**Problem statement**: Only the lines from the one with "Write the React, TypeScript" through the one with "15.7, 3.0, 2.0];", inclusive, should be echoed exactly; pictures are left out.

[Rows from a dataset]
○ ○ ○

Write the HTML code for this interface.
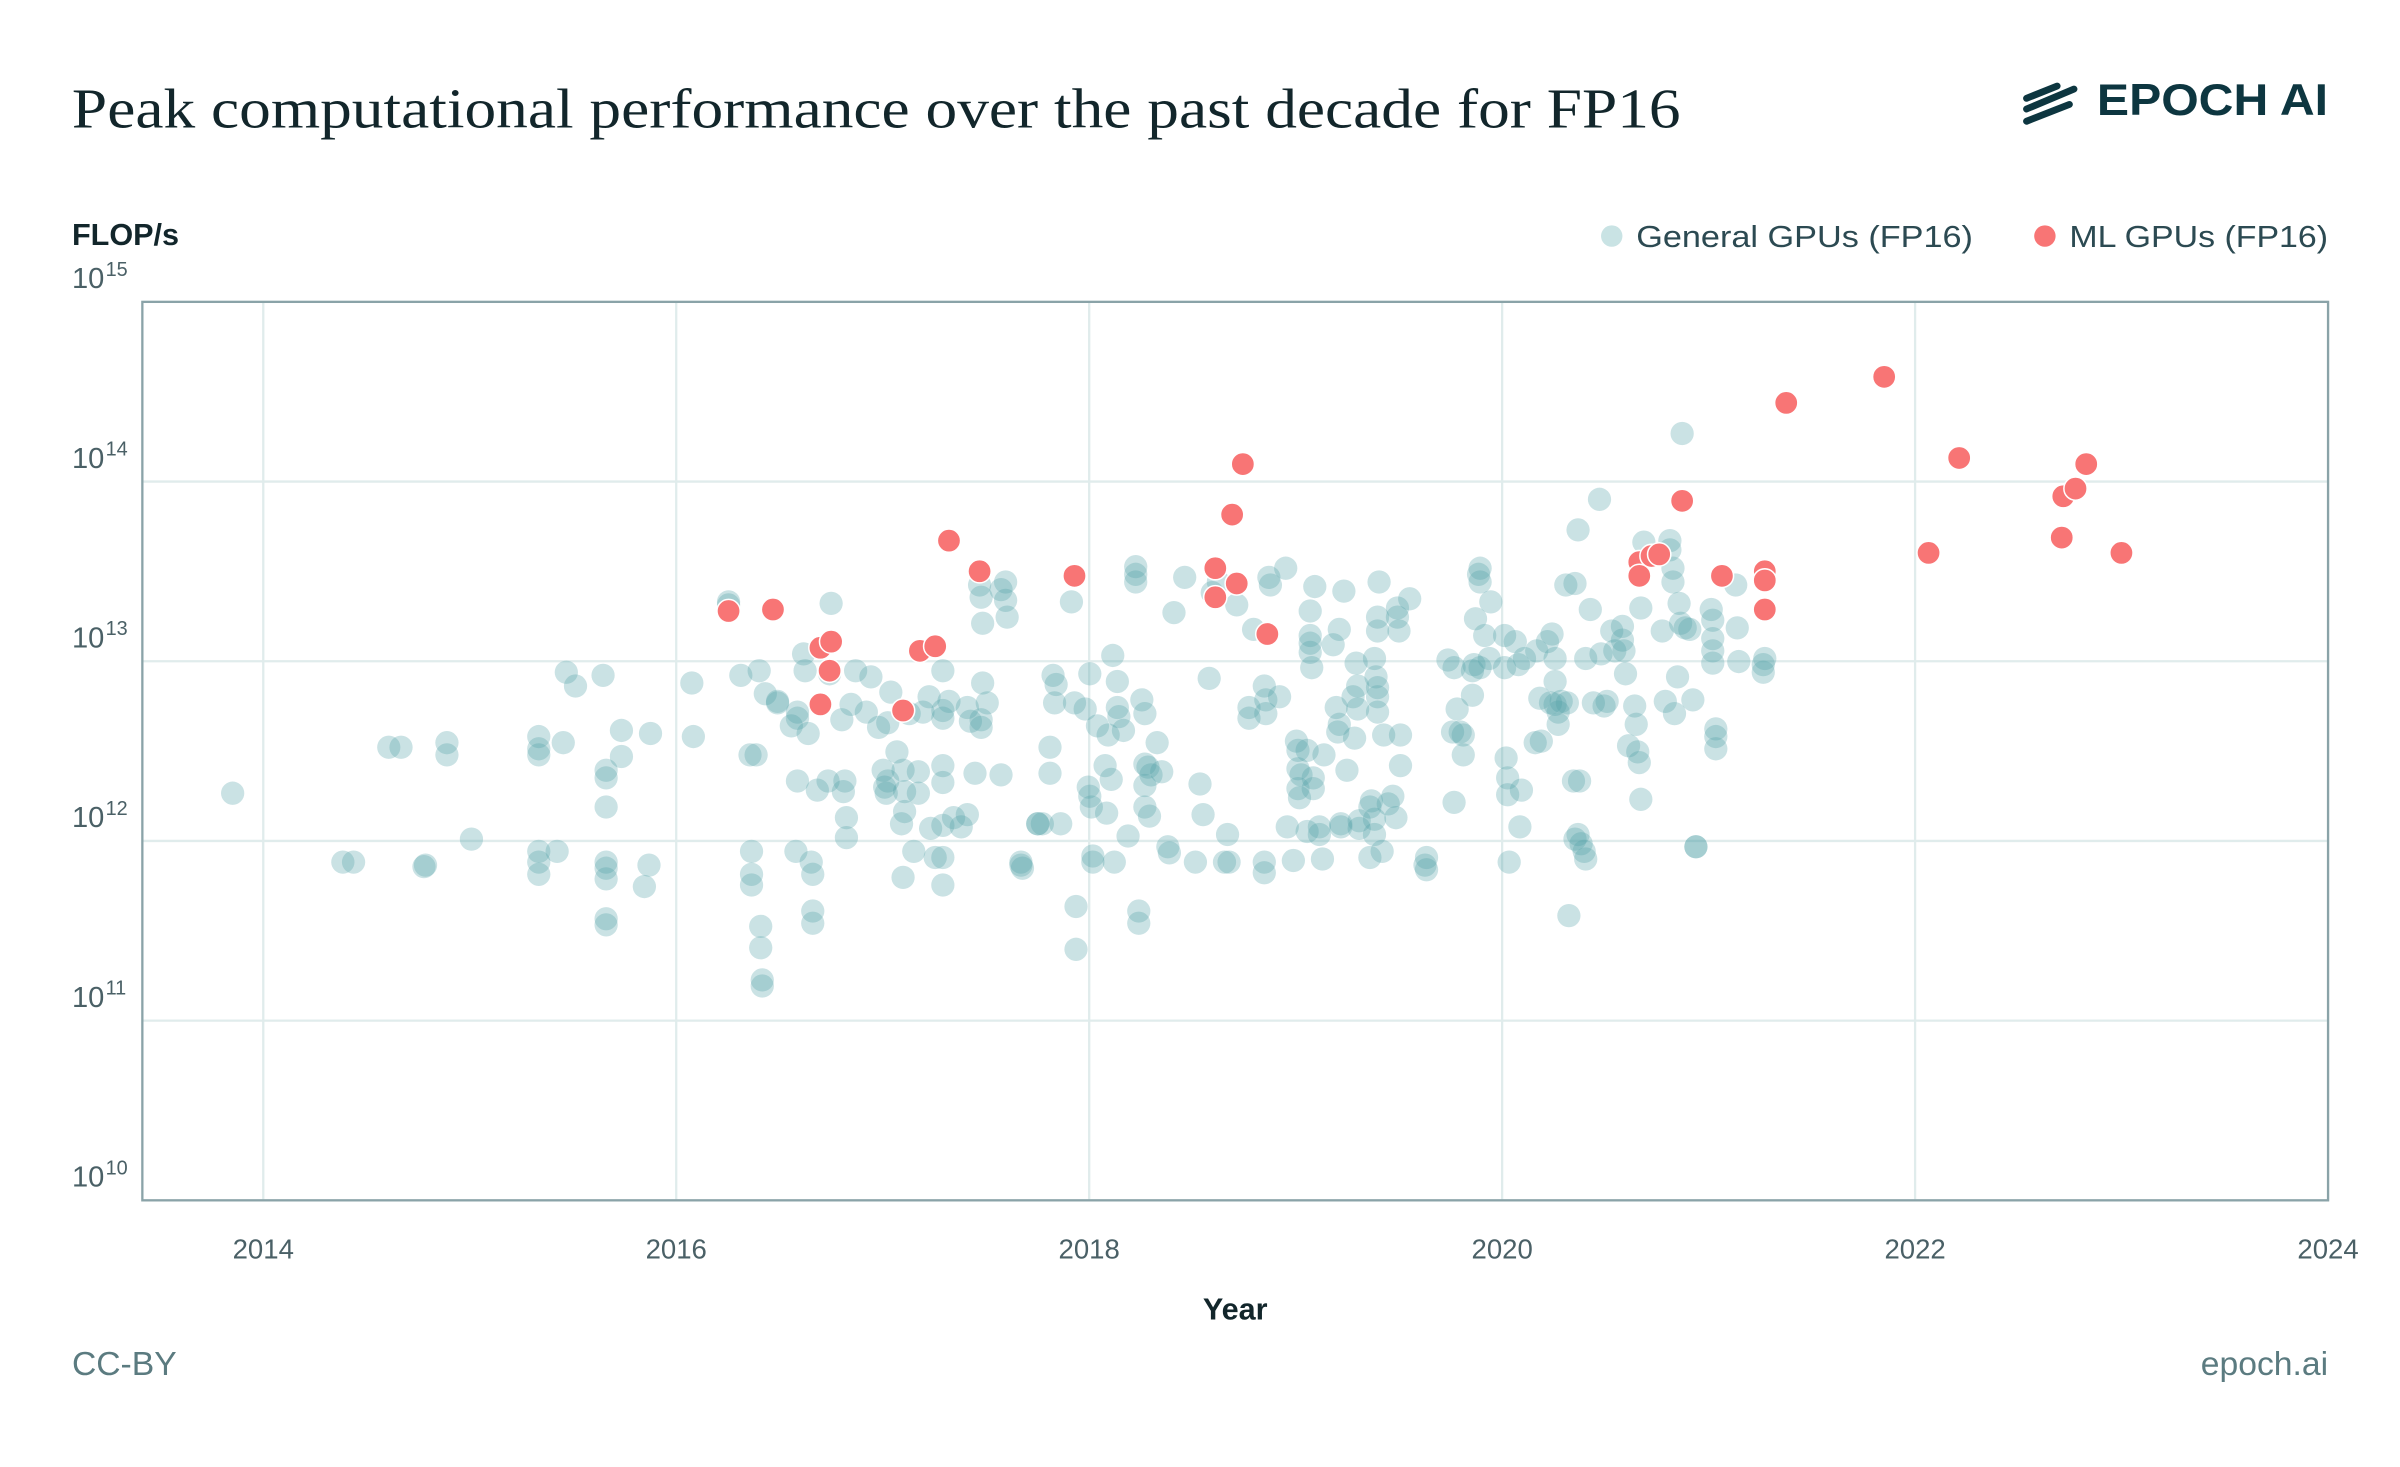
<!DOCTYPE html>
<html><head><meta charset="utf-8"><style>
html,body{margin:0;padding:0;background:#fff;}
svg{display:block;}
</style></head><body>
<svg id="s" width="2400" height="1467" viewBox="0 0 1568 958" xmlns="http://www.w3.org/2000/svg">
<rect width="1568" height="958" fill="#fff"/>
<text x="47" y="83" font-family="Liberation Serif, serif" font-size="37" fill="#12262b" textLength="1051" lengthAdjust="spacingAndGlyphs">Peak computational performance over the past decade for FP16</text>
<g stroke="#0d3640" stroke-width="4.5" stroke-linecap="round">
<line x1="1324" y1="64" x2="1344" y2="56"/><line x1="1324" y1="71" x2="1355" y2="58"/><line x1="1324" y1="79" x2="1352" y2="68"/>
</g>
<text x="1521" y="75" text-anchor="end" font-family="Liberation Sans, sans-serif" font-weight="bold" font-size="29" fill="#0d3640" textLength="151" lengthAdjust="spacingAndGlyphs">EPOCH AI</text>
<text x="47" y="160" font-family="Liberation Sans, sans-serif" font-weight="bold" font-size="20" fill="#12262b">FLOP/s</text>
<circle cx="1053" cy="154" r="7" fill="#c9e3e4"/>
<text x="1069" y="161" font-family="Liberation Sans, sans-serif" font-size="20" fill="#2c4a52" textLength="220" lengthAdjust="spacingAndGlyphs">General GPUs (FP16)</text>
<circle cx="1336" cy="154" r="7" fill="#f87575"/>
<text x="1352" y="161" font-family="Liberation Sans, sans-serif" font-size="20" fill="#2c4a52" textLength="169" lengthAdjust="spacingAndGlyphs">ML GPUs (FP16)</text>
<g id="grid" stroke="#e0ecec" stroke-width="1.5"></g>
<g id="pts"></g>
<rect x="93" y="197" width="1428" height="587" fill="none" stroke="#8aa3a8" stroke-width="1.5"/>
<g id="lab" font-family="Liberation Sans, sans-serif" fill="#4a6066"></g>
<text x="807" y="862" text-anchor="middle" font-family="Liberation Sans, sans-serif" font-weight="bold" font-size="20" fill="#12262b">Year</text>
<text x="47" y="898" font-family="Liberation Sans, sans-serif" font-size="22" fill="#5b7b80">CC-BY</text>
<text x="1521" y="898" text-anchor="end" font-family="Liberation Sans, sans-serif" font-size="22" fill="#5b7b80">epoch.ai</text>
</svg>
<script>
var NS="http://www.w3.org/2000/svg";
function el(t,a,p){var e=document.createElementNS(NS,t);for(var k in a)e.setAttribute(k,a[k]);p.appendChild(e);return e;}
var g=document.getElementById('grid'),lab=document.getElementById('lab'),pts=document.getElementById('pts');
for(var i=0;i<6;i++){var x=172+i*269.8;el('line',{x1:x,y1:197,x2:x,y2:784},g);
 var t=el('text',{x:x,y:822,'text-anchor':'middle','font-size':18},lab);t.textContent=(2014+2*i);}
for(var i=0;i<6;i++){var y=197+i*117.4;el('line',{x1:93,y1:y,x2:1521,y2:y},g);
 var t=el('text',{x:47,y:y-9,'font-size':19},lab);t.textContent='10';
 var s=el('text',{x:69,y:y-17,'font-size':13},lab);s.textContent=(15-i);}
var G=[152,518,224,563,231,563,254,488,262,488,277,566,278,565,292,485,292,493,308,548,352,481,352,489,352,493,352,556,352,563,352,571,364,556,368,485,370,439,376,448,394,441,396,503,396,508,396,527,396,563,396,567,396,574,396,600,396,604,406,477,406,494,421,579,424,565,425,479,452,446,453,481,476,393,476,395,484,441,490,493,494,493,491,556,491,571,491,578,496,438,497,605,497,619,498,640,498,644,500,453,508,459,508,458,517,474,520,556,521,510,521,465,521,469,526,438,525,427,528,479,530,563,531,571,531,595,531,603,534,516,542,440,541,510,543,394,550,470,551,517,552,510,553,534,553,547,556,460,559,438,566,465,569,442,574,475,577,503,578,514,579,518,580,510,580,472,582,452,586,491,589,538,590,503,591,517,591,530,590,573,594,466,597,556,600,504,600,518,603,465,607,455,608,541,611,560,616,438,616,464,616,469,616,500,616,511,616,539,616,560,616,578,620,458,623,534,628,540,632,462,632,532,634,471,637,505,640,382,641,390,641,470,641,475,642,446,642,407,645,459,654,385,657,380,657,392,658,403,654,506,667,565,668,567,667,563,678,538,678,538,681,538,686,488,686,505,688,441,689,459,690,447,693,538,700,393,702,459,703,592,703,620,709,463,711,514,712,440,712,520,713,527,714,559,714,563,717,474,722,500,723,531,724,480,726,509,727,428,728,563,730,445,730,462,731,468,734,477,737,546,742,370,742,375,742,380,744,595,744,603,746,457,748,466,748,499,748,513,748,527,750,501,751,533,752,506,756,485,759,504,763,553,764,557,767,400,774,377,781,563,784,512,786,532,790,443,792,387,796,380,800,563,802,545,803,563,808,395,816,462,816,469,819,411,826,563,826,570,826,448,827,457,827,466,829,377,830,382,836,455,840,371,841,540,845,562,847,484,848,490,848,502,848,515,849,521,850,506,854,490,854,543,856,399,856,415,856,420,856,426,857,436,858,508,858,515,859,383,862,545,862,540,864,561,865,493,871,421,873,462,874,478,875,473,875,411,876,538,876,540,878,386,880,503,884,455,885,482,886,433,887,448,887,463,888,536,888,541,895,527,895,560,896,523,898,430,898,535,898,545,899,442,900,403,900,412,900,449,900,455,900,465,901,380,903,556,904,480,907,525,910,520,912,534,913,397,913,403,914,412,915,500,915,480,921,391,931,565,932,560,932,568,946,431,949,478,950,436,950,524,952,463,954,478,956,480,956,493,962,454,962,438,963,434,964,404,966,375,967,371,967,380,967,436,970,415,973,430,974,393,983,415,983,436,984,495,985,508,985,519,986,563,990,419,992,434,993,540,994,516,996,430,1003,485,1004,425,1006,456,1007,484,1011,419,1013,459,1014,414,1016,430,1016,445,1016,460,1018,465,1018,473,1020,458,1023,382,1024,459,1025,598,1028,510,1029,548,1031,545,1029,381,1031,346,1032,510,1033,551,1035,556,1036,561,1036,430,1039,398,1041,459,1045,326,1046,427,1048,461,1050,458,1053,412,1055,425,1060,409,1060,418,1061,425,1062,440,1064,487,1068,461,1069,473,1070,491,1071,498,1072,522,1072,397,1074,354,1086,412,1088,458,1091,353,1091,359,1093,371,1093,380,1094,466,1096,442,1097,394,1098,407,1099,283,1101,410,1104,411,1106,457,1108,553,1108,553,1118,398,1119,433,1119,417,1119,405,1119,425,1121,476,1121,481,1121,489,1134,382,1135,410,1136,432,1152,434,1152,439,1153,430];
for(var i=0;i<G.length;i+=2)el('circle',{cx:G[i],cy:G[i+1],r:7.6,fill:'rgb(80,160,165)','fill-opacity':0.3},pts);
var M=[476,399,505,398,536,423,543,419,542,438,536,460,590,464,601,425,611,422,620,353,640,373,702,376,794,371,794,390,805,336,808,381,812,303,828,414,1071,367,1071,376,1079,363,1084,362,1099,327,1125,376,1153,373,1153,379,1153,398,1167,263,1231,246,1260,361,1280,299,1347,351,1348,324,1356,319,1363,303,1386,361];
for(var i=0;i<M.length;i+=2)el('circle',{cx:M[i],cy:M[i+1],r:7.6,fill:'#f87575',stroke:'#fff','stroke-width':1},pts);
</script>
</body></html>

○ ○ ○

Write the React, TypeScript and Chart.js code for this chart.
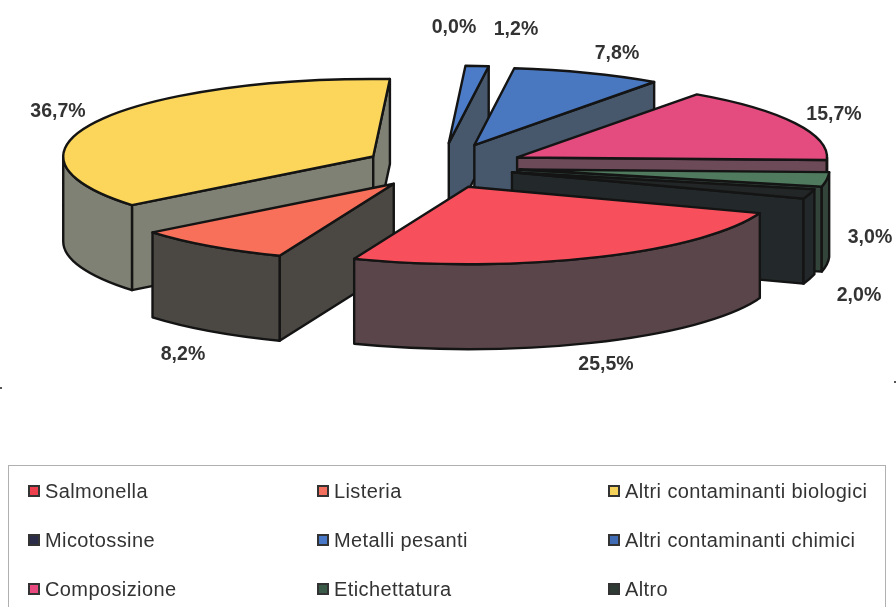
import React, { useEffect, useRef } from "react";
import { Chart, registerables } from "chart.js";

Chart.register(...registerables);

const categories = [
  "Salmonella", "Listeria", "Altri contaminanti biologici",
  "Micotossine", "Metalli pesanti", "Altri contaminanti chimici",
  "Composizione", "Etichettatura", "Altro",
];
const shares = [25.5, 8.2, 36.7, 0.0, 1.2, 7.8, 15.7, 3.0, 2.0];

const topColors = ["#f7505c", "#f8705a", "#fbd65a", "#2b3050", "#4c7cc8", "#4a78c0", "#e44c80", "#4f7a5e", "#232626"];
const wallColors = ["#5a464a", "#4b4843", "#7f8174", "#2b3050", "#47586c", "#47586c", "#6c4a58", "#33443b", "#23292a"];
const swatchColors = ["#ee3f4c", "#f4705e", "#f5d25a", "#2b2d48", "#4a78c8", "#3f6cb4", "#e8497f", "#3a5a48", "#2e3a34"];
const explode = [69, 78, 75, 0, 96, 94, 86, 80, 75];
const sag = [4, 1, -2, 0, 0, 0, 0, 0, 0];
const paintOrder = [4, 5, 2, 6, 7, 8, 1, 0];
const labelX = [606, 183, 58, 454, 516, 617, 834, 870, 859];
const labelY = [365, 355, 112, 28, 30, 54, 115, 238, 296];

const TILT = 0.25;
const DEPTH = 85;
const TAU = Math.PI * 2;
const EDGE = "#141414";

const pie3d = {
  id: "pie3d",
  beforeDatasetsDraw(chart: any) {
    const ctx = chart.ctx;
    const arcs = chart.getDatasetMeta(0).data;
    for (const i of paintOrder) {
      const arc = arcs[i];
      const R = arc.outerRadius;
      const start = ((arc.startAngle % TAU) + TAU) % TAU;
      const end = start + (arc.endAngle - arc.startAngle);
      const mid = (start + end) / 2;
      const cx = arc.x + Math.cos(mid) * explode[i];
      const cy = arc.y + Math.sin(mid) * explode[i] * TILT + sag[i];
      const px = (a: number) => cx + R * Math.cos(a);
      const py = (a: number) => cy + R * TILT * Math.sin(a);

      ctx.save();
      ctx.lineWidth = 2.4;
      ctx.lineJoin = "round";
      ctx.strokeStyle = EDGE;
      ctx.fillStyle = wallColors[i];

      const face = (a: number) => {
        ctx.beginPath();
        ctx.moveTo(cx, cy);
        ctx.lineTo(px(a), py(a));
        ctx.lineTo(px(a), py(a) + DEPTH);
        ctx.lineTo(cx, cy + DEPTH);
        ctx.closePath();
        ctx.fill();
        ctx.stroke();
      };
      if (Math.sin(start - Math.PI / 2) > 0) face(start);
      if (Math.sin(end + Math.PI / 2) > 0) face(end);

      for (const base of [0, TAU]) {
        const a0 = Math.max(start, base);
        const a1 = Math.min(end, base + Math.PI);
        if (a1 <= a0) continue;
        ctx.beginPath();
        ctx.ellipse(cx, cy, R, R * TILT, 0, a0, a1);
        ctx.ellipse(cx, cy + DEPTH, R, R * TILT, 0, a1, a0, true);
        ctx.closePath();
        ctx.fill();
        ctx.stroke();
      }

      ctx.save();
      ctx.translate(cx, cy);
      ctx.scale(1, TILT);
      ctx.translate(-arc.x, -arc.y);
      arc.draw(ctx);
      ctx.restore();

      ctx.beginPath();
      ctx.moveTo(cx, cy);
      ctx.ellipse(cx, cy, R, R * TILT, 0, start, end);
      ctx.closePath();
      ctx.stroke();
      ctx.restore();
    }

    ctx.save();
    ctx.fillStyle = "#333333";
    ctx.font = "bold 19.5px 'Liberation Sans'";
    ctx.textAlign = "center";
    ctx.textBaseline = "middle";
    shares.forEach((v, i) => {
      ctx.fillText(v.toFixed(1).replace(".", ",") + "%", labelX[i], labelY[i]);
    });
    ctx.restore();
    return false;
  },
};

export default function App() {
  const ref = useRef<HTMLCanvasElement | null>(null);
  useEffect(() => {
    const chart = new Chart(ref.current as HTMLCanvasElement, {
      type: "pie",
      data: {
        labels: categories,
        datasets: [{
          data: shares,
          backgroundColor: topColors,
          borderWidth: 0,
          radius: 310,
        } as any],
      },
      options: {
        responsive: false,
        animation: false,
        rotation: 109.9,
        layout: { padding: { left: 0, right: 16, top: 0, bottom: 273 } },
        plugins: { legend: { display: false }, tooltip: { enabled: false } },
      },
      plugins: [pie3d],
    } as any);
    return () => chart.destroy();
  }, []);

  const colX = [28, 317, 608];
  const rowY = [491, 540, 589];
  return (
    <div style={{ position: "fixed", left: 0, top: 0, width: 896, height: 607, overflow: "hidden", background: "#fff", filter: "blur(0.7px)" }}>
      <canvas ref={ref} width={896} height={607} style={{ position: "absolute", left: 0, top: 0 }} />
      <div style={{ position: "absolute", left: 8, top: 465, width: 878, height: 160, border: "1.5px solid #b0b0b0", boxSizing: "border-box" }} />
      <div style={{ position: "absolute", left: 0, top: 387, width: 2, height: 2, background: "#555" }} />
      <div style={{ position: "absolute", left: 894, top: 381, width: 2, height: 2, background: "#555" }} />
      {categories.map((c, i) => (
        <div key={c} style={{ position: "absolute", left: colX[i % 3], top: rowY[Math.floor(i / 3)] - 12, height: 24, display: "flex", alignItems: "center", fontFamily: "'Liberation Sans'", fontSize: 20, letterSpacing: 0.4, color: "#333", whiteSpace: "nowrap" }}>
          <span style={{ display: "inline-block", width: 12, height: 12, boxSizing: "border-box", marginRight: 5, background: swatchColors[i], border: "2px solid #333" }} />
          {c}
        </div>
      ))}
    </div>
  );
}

○ ○ ○

**In response**:
Write the React, TypeScript and Chart.js code for this chart.
import React, { useEffect, useRef } from "react";
import { Chart, registerables } from "chart.js";

Chart.register(...registerables);

const categories = [
  "Salmonella", "Listeria", "Altri contaminanti biologici",
  "Micotossine", "Metalli pesanti", "Altri contaminanti chimici",
  "Composizione", "Etichettatura", "Altro",
];
const shares = [25.5, 8.2, 36.7, 0.0, 1.2, 7.8, 15.7, 3.0, 2.0];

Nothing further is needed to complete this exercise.